BRYAN, Texas — Many pet parents know the cardinal rules of heat safety for animals in the summer – keep them shaded and well-watered! The Aggieland Humane Society [AHS] shared some heat safety needs for animals you may not have even thought about, like the veterinary precaution: 'Don’t shave the dog!'
If your dog spends time outside during the summer, Texas law states that they must have access to shade and fresh water. But AHS staff said there are dangers to dogs whose only shelter is an enclosed space like a dog house or plastic igloo.
“Providing a dog house is not shade for your pet," said Leiha White, operations director with AHS. "That is just a heat box. They’re getting hotter and hotter in there. You can put a thermometer in there and you’ll find that dog house is likely well over 100 degrees.”
Dog owners know it’s important to exercise canine companions, especially ones with high energy. But unless you’ve got protective booties for their feet, pavement and asphalt will scald their paws. This is also true for the hot metal or plastic bed of a pickup truck, White said.
“Think about us when we go to lean on the bed of the pickup truck. Ow! Hot! Well, that is your dog’s feet," she said. "... Sometimes ranch and farm dogs want to [jump in the truck bed, when you’re going from one spot to another. Keep in mind how hot that is. In a very short amount of time you can burn the pads of your dog’s feet and they can’t walk. Then you’re out a resource there if they are a working dog.”
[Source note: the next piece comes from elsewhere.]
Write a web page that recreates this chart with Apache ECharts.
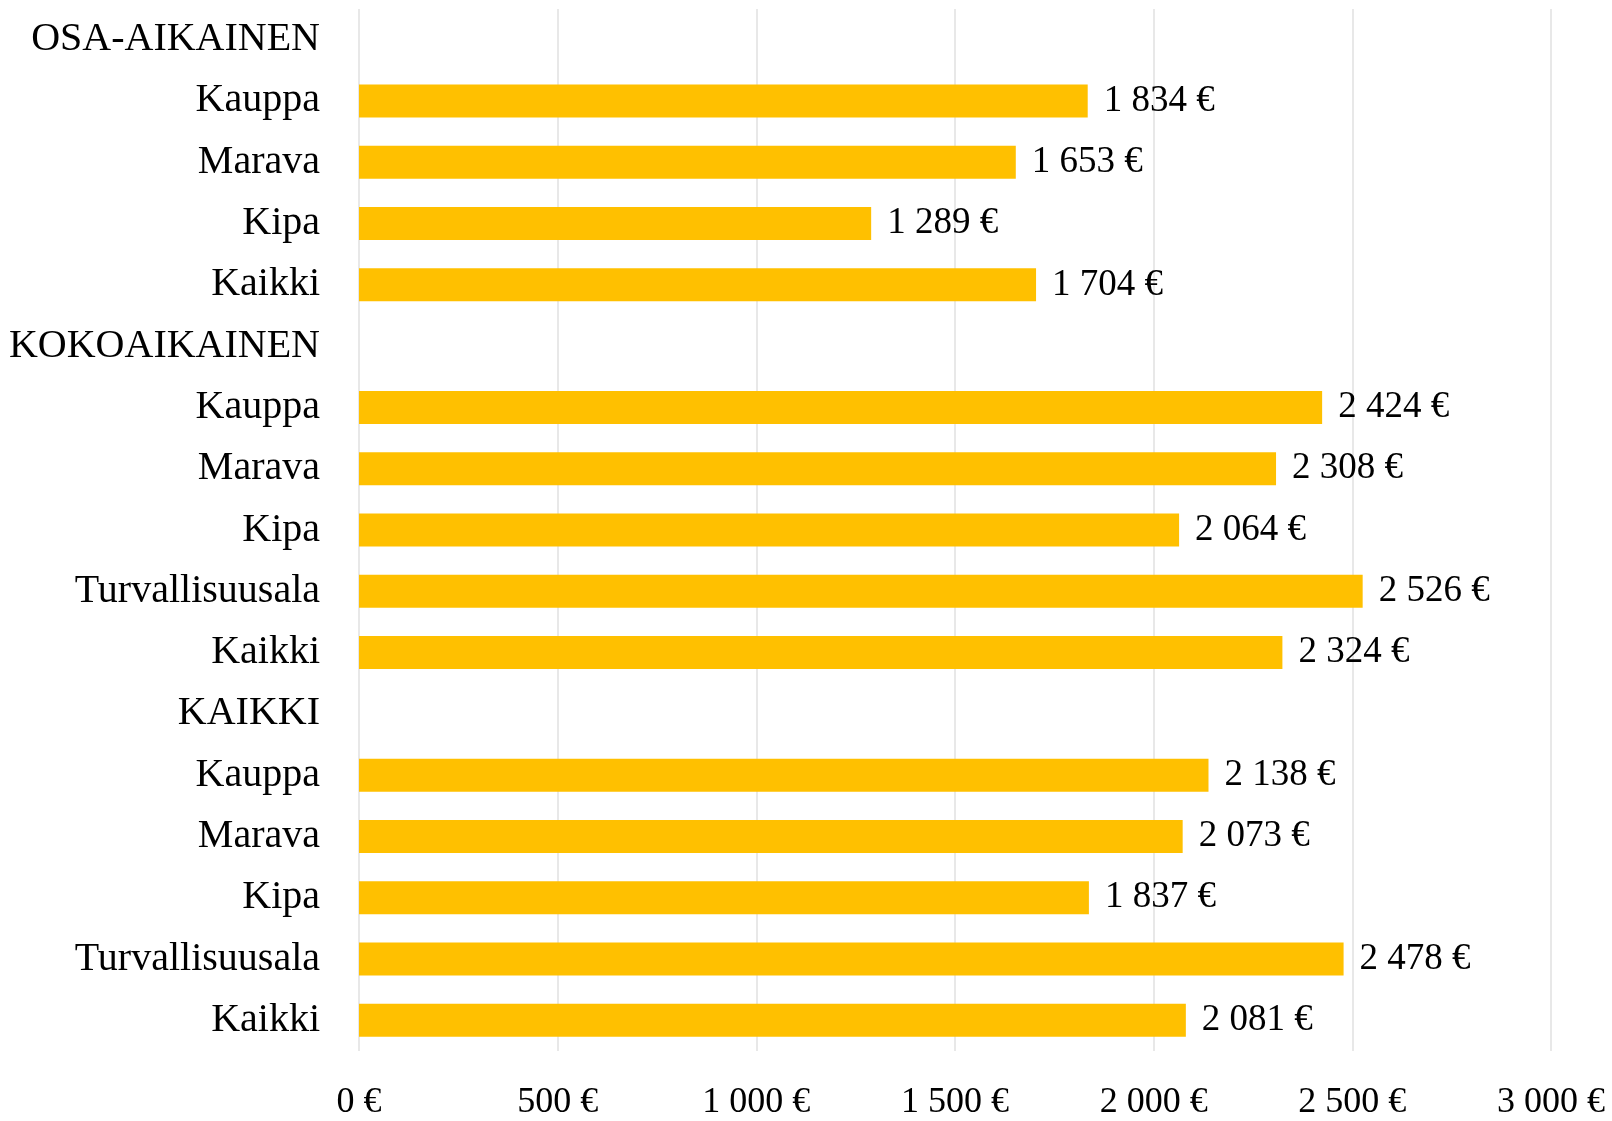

While some breeds like poodles may need the occasional trim, organizations like the Texas A&M College of Veterinary Medicine warn that shaving a long-haired dog like a husky can actually make them more susceptible to heat.
“It definitely depends on the type of dog you have," said Savannah Gaines, also with AHS. "Your groomer will be able to point you in the right direction. Some dogs have double coats and it actually keeps them cool, so you don’t want to shave them.”
The shelter staff said that dogs don’t always know when to stop playing and running when they’re about to have a heat stroke. Animal owners are encouraged to out for disorientation, sticky saliva, rapid breathing, diarrhea, and vomiting in dogs, according to the Texas Veterinary Medical Foundation.
Much of these symptoms are the same for cats left outside.